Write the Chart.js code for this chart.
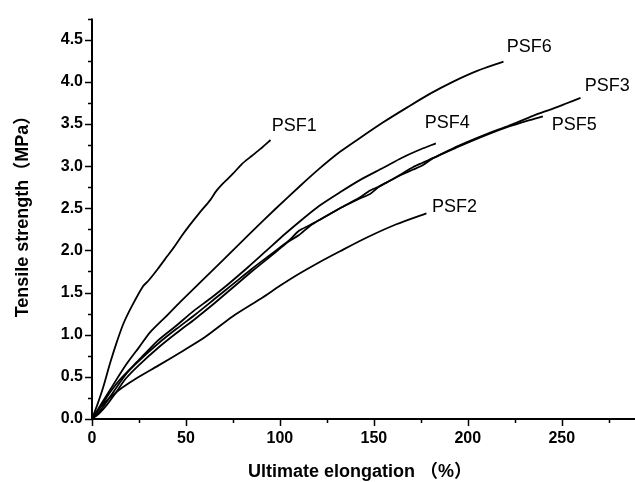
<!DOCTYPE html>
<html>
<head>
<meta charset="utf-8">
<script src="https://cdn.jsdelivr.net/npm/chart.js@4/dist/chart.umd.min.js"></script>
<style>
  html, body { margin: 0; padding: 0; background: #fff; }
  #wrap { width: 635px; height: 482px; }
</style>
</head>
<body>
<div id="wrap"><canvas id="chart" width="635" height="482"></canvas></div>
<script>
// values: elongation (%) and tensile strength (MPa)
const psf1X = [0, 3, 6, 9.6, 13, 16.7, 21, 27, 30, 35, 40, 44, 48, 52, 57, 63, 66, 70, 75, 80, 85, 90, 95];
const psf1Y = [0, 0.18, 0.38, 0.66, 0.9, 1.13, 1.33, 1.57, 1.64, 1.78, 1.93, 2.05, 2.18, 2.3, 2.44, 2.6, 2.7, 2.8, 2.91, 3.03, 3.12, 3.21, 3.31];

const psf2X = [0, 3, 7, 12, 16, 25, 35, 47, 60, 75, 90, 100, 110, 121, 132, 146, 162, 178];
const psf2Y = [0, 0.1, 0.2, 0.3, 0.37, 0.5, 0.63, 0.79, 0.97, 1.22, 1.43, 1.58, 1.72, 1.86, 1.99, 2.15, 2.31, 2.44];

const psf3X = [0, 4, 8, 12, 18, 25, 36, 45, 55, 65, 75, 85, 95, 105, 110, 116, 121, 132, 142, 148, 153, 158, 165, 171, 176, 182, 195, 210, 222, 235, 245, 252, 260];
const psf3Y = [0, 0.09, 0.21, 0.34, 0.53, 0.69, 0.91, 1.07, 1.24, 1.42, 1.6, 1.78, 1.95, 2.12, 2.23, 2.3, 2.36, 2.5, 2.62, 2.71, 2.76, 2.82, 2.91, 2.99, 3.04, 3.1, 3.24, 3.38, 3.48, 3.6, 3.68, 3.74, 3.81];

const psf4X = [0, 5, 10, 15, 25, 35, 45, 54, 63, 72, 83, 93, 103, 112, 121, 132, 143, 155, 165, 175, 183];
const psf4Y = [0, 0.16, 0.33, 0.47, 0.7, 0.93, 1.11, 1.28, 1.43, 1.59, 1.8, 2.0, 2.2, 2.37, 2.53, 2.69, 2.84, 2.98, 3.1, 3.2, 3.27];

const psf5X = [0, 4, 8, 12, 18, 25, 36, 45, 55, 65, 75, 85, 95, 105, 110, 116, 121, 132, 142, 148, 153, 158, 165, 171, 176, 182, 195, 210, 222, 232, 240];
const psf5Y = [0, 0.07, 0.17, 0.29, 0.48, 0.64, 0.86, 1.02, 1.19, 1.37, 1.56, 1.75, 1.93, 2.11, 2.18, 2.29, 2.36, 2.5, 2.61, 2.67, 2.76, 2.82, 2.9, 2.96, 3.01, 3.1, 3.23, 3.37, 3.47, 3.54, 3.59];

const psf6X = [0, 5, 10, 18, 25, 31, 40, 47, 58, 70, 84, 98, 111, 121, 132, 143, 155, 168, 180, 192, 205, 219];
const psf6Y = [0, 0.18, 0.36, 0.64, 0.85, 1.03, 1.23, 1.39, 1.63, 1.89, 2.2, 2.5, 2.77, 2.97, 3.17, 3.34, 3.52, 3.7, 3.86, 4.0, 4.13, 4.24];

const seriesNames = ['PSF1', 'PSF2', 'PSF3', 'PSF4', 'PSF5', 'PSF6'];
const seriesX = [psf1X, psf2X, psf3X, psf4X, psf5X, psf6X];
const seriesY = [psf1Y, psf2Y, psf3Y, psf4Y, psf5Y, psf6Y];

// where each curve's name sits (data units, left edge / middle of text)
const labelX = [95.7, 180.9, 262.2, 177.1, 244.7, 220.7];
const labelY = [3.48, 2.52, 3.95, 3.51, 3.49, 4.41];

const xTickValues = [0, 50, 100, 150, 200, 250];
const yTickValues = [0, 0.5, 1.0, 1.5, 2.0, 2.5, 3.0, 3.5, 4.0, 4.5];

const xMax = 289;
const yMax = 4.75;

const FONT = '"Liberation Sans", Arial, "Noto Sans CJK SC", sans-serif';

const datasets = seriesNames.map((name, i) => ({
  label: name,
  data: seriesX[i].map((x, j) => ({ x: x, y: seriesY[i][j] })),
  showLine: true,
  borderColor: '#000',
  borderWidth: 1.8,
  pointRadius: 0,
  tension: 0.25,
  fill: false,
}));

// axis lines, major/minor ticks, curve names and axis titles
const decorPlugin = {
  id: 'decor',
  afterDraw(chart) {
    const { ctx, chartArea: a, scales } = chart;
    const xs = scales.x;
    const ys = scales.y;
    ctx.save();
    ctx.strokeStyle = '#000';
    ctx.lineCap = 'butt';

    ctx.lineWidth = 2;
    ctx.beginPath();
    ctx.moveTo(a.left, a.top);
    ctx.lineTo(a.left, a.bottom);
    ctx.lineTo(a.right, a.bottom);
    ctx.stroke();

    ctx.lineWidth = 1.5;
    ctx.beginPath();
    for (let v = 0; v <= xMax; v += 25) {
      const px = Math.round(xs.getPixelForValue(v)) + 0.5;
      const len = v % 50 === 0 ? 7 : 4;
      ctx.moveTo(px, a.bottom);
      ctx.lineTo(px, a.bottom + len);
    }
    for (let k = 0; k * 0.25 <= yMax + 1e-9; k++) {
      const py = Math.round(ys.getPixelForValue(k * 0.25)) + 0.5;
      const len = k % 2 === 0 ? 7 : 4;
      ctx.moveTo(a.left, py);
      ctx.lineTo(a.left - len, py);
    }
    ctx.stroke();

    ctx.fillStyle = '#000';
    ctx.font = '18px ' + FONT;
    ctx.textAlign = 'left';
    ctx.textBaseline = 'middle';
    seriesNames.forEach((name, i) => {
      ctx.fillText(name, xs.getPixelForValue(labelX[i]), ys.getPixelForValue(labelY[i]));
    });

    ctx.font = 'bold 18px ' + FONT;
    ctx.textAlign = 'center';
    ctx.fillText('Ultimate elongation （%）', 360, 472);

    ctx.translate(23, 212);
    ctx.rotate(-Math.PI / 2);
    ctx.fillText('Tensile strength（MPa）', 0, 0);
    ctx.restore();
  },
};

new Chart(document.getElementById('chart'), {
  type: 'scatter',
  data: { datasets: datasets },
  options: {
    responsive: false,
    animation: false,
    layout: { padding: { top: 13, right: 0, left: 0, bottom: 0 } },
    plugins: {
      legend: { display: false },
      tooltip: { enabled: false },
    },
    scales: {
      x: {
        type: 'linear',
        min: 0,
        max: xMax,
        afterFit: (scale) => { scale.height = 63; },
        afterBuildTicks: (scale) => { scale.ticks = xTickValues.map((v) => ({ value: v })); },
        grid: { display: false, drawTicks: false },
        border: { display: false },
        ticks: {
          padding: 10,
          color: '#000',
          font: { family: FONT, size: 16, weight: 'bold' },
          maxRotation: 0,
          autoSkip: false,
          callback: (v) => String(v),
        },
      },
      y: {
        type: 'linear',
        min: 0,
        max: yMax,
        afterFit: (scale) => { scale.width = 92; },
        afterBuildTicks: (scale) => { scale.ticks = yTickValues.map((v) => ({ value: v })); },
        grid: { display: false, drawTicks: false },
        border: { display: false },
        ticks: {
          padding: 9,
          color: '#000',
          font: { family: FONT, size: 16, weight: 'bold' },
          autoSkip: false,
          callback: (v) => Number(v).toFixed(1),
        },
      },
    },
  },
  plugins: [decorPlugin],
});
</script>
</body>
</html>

—————

Reproduce only the lines from the beginning of the data through the line that contains "3.12, 3.21, 3.31];", both included, and please drop the pictures.

Write the Chart.js code for this chart.
<!DOCTYPE html>
<html>
<head>
<meta charset="utf-8">
<script src="https://cdn.jsdelivr.net/npm/chart.js@4/dist/chart.umd.min.js"></script>
<style>
  html, body { margin: 0; padding: 0; background: #fff; }
  #wrap { width: 635px; height: 482px; }
</style>
</head>
<body>
<div id="wrap"><canvas id="chart" width="635" height="482"></canvas></div>
<script>
// values: elongation (%) and tensile strength (MPa)
const psf1X = [0, 3, 6, 9.6, 13, 16.7, 21, 27, 30, 35, 40, 44, 48, 52, 57, 63, 66, 70, 75, 80, 85, 90, 95];
const psf1Y = [0, 0.18, 0.38, 0.66, 0.9, 1.13, 1.33, 1.57, 1.64, 1.78, 1.93, 2.05, 2.18, 2.3, 2.44, 2.6, 2.7, 2.8, 2.91, 3.03, 3.12, 3.21, 3.31];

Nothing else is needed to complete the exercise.